TASK DIRECTIONS: Leaving out all pictures, copy exactly the lines from the one containing "Write a component" down to the one containing "const ORANGE = '#f4702a';", both of them included.

PROVIDED DATA:
━━━━

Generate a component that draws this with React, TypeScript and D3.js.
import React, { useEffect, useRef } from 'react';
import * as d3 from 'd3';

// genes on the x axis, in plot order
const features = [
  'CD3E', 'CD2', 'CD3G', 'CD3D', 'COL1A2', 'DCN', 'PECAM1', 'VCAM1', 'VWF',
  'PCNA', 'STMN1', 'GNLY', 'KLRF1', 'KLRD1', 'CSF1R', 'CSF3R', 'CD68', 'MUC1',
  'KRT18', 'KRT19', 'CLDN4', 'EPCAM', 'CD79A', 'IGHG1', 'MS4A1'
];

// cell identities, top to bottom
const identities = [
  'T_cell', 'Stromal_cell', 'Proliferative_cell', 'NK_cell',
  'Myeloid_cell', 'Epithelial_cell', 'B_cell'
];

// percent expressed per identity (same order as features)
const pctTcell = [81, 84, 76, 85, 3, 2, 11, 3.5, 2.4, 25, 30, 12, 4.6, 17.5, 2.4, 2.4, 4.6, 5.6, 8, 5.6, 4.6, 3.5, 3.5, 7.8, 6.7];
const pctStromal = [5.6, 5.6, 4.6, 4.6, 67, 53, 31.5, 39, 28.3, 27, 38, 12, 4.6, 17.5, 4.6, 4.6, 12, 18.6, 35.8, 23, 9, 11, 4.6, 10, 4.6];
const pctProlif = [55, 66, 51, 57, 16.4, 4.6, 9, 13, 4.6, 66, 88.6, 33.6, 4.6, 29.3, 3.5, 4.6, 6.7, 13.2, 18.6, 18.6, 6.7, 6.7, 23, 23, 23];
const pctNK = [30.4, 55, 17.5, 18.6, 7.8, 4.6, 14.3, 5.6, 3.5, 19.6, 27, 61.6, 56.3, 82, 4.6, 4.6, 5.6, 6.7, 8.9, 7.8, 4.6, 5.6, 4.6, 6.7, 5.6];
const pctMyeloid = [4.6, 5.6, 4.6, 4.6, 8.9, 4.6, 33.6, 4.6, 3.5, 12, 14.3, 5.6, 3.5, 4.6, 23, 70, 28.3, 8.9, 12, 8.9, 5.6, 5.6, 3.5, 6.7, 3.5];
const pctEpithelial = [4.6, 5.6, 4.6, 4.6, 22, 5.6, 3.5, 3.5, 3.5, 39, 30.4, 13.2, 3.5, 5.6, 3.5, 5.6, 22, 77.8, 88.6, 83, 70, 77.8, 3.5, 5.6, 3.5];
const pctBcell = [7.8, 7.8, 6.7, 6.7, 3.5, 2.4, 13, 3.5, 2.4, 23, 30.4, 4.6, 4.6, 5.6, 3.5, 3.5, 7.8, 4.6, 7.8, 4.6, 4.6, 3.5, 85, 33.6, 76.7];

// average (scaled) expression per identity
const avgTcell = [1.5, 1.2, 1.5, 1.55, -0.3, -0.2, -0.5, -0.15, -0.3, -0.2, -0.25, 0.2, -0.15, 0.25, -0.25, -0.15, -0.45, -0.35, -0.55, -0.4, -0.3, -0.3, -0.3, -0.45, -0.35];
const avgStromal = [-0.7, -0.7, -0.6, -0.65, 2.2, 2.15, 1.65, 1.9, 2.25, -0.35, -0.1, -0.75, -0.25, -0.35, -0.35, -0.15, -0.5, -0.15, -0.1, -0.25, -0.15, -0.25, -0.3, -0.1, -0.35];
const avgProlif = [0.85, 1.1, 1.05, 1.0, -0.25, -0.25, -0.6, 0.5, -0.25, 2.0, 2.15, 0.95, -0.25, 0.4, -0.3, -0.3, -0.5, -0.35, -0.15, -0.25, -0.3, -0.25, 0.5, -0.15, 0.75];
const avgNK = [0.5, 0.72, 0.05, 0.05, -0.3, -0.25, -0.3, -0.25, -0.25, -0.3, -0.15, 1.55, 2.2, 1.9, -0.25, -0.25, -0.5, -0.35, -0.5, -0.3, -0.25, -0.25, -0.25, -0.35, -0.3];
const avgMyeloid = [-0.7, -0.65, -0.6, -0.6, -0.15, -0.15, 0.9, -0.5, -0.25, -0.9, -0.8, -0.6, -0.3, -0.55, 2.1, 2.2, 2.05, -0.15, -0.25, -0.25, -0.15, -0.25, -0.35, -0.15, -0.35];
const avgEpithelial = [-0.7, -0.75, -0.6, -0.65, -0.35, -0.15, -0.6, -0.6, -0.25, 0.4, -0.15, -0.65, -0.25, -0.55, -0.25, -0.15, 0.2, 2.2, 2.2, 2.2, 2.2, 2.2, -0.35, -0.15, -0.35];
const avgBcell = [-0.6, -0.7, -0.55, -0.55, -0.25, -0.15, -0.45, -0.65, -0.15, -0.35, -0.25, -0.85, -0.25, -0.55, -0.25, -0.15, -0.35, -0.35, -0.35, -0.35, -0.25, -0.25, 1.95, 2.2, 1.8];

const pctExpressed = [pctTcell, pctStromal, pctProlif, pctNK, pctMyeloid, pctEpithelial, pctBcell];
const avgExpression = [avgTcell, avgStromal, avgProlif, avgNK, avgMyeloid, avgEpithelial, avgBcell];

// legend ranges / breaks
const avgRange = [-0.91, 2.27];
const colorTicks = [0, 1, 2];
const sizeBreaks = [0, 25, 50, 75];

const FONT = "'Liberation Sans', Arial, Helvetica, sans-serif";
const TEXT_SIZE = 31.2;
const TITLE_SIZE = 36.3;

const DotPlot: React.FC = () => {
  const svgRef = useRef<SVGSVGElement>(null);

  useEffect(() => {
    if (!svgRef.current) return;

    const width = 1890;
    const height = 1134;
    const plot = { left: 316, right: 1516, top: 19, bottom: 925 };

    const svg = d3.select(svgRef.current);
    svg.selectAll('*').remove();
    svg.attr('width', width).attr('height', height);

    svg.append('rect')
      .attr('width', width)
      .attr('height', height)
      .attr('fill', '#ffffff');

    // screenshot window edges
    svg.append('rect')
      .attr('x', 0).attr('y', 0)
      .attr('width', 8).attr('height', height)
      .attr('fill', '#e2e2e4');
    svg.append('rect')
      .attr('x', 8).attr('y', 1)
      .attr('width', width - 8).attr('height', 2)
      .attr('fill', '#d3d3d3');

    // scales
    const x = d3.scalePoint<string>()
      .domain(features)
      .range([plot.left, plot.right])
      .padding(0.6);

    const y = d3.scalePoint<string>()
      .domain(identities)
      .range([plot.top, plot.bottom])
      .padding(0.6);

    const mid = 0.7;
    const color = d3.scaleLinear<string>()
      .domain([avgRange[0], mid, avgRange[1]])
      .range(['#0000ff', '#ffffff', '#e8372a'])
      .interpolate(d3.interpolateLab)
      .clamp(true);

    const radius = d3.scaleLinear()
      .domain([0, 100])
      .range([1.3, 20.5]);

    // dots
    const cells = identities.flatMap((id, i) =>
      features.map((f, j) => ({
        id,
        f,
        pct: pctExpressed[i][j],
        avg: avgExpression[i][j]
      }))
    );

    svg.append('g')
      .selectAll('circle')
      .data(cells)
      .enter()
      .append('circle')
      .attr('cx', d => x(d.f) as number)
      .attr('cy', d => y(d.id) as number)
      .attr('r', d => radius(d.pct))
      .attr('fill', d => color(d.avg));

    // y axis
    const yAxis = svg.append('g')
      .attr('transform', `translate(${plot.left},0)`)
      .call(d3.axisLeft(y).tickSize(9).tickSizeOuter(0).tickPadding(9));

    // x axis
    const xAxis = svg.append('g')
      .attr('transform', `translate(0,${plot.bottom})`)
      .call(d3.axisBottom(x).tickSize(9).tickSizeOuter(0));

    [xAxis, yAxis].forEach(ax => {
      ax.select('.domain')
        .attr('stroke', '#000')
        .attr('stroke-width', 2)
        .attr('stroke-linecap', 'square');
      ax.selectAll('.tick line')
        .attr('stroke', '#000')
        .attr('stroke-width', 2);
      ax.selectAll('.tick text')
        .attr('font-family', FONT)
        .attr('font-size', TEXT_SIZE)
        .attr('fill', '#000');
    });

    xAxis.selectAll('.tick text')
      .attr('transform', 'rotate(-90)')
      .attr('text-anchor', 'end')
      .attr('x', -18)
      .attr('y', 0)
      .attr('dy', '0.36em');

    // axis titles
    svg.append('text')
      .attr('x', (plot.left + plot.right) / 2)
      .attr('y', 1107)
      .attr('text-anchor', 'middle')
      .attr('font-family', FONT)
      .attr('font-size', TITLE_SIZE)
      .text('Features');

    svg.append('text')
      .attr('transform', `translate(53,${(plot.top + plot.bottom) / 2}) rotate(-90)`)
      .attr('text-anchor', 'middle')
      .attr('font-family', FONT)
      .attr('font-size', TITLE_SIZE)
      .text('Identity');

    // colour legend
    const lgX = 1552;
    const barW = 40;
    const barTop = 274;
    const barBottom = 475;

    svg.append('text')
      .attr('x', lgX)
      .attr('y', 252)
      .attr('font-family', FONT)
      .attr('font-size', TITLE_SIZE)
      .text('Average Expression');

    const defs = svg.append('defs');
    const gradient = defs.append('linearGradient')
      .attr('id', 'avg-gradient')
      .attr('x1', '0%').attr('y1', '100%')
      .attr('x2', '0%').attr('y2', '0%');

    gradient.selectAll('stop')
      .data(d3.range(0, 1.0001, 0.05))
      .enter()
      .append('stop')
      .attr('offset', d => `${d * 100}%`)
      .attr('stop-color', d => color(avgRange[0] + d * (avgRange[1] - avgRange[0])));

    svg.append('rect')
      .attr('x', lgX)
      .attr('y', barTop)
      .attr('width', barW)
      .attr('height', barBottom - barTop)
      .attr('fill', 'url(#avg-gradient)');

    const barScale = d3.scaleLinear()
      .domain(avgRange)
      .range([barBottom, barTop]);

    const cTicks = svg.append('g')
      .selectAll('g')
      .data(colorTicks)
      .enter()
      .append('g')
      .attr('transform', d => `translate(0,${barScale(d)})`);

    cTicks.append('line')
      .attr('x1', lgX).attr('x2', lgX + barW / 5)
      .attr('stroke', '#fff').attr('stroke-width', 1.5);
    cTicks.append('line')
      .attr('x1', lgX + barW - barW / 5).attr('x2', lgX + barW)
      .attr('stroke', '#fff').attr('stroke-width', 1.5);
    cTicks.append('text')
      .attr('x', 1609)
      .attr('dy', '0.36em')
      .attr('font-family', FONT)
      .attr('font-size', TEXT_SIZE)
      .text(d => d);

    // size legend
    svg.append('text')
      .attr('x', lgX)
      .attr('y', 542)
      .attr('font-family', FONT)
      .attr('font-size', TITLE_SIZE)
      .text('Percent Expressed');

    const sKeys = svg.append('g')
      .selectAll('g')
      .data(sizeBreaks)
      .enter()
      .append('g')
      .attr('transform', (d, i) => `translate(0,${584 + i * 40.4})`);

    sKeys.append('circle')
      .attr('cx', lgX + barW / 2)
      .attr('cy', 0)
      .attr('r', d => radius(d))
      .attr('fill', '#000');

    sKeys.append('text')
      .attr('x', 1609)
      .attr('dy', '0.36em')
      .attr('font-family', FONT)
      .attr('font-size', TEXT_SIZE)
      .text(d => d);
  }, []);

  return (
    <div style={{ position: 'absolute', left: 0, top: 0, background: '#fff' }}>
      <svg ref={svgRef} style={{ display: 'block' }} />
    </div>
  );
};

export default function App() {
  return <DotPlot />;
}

━━━━

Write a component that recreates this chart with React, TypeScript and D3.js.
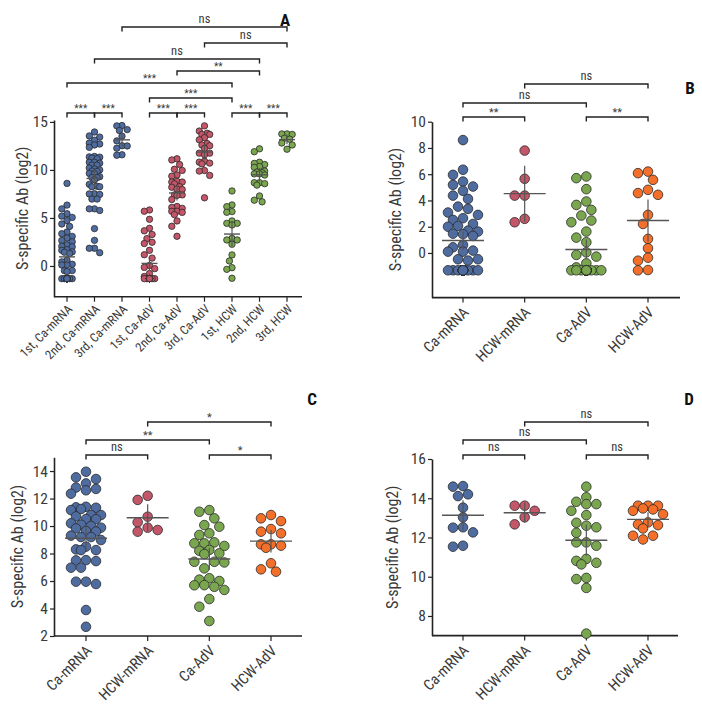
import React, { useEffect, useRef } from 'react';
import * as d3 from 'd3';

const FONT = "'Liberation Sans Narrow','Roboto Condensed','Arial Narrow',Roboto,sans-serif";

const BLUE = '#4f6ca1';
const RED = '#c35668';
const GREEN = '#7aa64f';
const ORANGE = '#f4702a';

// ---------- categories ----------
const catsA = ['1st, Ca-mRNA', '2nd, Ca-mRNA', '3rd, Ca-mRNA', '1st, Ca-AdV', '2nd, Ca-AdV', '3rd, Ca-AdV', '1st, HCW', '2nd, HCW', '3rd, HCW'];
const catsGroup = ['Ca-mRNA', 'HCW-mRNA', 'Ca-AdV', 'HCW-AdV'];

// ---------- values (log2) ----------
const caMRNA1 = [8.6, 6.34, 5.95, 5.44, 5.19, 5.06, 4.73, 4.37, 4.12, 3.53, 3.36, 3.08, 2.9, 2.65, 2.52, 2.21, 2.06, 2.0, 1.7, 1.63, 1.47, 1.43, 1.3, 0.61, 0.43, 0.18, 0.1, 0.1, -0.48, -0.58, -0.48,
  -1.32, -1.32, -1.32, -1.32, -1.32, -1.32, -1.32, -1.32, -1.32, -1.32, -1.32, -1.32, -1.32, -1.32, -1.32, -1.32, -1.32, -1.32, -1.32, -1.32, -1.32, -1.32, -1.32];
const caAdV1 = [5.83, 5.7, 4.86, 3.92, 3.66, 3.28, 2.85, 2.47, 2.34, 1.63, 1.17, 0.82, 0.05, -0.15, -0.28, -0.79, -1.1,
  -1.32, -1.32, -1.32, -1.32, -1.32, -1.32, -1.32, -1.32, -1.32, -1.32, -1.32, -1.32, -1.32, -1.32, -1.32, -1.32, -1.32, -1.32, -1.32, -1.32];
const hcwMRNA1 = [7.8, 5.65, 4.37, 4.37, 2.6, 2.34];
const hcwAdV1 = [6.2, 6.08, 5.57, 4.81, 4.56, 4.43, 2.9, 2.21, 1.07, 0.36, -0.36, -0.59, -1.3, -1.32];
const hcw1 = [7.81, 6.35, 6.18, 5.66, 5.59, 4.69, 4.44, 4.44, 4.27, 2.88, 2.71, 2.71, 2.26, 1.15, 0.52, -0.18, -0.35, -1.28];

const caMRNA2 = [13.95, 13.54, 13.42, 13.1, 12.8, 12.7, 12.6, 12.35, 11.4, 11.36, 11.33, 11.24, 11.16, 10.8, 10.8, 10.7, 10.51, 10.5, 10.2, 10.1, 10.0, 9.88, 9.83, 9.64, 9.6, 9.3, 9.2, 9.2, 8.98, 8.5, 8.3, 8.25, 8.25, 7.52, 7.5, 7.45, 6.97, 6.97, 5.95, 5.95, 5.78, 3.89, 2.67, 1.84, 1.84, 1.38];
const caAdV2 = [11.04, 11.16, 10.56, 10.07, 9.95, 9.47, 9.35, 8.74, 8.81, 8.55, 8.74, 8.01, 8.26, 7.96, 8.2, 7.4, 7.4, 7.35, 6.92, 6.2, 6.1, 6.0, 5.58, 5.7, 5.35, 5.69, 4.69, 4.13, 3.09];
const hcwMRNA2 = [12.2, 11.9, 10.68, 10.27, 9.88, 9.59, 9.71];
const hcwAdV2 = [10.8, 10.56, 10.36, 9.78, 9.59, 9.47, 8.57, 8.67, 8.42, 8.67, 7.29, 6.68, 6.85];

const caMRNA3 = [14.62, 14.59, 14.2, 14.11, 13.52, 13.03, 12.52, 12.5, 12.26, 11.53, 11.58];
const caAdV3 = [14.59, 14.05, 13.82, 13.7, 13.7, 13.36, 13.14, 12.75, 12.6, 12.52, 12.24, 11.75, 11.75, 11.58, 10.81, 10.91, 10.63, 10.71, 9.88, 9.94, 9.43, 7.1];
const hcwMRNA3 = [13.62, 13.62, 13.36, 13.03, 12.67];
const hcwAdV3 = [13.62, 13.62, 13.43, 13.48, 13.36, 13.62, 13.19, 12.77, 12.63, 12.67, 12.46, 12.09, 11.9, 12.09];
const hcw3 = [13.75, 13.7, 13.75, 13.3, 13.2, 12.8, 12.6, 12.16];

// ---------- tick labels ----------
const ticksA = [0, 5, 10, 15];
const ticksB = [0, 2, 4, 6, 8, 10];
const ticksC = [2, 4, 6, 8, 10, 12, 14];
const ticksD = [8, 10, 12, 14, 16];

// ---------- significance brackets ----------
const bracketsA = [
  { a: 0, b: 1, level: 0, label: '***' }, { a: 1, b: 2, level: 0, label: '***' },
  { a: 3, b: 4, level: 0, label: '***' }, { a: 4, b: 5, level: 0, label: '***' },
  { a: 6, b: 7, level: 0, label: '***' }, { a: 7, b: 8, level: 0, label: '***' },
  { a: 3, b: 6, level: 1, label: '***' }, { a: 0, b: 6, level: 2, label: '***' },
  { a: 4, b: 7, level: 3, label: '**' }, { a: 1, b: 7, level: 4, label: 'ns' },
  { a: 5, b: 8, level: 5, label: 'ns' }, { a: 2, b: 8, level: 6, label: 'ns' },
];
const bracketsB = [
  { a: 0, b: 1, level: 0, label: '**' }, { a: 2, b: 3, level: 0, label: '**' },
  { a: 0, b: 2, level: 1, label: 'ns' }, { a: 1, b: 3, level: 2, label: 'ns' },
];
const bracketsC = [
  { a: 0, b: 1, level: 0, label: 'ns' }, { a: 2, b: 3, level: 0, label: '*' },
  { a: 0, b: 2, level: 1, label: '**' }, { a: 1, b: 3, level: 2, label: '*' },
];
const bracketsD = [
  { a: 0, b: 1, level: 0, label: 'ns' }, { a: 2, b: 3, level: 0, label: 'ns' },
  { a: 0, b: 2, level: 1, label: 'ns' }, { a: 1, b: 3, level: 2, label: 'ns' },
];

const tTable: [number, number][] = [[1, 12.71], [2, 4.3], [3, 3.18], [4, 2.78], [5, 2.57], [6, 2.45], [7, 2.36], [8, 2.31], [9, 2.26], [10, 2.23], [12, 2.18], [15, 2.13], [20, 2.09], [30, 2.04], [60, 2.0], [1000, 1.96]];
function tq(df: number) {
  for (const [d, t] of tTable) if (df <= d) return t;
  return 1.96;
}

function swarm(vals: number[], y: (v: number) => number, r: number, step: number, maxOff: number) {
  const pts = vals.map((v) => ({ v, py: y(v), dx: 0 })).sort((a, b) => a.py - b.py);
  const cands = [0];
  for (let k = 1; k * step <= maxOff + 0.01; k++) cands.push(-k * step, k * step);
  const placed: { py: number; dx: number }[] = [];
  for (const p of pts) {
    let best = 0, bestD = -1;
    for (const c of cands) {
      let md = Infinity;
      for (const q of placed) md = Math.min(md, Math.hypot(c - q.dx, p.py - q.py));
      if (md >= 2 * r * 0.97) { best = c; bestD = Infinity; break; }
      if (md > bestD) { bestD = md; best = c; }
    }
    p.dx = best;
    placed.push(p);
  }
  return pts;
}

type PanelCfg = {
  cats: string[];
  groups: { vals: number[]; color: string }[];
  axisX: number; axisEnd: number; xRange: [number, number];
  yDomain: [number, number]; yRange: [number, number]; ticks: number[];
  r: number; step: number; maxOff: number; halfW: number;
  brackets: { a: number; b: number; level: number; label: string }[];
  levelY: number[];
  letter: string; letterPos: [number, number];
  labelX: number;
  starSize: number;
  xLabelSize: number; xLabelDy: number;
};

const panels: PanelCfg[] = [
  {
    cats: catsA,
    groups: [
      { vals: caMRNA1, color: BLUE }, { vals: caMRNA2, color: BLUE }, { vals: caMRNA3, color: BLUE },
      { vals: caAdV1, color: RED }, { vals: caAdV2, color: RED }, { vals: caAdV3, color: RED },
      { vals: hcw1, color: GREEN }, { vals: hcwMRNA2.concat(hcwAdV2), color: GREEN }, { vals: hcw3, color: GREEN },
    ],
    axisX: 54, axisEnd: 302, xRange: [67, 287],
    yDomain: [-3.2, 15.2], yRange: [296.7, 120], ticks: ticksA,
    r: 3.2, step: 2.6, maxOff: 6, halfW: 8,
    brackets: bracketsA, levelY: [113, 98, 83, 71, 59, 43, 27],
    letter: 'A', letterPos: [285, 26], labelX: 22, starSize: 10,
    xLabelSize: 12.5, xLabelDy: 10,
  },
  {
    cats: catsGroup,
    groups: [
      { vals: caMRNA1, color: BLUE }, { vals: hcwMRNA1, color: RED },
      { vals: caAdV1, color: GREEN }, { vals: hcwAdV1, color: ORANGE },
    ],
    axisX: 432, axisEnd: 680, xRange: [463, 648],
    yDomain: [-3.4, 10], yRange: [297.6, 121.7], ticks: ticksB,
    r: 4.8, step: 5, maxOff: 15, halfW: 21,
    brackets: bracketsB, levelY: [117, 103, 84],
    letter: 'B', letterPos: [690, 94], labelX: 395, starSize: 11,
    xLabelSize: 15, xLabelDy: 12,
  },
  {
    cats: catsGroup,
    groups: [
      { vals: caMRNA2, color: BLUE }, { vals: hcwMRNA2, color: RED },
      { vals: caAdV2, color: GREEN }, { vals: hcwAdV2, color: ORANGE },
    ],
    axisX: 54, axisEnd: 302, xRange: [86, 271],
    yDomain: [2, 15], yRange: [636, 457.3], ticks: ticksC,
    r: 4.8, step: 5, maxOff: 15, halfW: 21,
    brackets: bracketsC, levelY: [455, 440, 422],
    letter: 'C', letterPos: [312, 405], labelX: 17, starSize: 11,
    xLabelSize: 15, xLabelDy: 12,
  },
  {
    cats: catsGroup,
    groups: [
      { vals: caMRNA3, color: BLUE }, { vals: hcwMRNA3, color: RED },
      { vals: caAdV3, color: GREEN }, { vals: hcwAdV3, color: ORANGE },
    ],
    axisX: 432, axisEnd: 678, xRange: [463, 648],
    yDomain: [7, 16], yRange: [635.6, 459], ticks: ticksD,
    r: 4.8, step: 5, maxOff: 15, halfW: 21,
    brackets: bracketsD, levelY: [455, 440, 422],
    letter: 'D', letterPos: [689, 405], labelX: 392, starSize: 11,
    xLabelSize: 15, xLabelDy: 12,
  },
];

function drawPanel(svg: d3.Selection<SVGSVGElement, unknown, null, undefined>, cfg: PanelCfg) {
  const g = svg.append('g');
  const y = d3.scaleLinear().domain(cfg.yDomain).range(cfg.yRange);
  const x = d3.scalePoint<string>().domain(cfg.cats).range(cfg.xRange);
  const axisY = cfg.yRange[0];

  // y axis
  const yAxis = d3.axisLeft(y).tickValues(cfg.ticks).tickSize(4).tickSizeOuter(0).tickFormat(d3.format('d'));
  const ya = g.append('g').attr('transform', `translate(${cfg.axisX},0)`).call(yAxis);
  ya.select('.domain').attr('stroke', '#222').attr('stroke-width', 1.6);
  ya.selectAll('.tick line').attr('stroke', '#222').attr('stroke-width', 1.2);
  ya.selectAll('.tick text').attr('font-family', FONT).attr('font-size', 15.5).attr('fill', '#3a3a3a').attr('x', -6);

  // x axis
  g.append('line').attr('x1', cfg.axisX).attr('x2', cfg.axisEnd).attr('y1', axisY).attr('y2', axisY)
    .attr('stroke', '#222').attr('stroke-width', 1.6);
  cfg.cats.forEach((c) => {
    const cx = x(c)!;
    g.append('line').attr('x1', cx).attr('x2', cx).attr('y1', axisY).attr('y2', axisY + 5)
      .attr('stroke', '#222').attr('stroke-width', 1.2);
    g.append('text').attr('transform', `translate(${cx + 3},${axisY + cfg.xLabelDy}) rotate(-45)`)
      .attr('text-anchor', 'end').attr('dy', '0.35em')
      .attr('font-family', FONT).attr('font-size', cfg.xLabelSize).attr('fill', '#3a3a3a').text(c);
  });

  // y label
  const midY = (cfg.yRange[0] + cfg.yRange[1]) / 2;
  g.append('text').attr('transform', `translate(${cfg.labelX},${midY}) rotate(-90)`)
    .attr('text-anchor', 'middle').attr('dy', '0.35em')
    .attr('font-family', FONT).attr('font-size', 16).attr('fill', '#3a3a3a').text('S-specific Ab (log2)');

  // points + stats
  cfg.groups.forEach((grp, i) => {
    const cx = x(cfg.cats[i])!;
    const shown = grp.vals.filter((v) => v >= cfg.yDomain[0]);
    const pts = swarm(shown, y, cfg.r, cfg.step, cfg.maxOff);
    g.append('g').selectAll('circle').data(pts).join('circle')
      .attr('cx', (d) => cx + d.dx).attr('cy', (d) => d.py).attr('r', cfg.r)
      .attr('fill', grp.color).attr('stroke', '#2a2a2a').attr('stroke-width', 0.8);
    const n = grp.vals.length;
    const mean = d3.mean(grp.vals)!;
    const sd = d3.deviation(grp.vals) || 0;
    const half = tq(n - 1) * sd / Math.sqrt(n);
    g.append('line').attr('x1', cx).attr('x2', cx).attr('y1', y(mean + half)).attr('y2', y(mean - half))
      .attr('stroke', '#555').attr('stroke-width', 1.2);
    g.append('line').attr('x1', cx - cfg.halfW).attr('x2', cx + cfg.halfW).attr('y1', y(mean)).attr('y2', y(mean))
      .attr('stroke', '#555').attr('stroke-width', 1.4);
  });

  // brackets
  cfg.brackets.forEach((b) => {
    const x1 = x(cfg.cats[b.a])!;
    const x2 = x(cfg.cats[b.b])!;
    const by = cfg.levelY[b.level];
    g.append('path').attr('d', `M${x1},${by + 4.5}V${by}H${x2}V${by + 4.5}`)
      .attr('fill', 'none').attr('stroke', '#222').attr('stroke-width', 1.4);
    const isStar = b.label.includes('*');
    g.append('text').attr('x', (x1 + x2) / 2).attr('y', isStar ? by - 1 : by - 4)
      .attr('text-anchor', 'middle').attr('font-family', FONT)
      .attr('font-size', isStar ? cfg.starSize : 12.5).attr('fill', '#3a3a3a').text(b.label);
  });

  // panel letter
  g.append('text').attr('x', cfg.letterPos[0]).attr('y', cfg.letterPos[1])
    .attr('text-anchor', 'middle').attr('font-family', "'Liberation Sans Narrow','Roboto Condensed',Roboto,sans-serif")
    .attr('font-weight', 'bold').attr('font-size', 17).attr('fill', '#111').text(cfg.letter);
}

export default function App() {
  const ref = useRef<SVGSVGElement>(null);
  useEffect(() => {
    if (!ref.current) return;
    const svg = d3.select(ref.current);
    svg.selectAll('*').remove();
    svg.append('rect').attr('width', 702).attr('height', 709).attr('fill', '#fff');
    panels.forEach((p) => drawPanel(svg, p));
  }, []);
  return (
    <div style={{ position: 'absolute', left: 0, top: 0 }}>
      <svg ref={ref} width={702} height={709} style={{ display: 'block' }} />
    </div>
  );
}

━━━━

TASK SOLUTION:
Write a component that recreates this chart with React, TypeScript and D3.js.
import React, { useEffect, useRef } from 'react';
import * as d3 from 'd3';

const FONT = "'Liberation Sans Narrow','Roboto Condensed','Arial Narrow',Roboto,sans-serif";

const BLUE = '#4f6ca1';
const RED = '#c35668';
const GREEN = '#7aa64f';
const ORANGE = '#f4702a';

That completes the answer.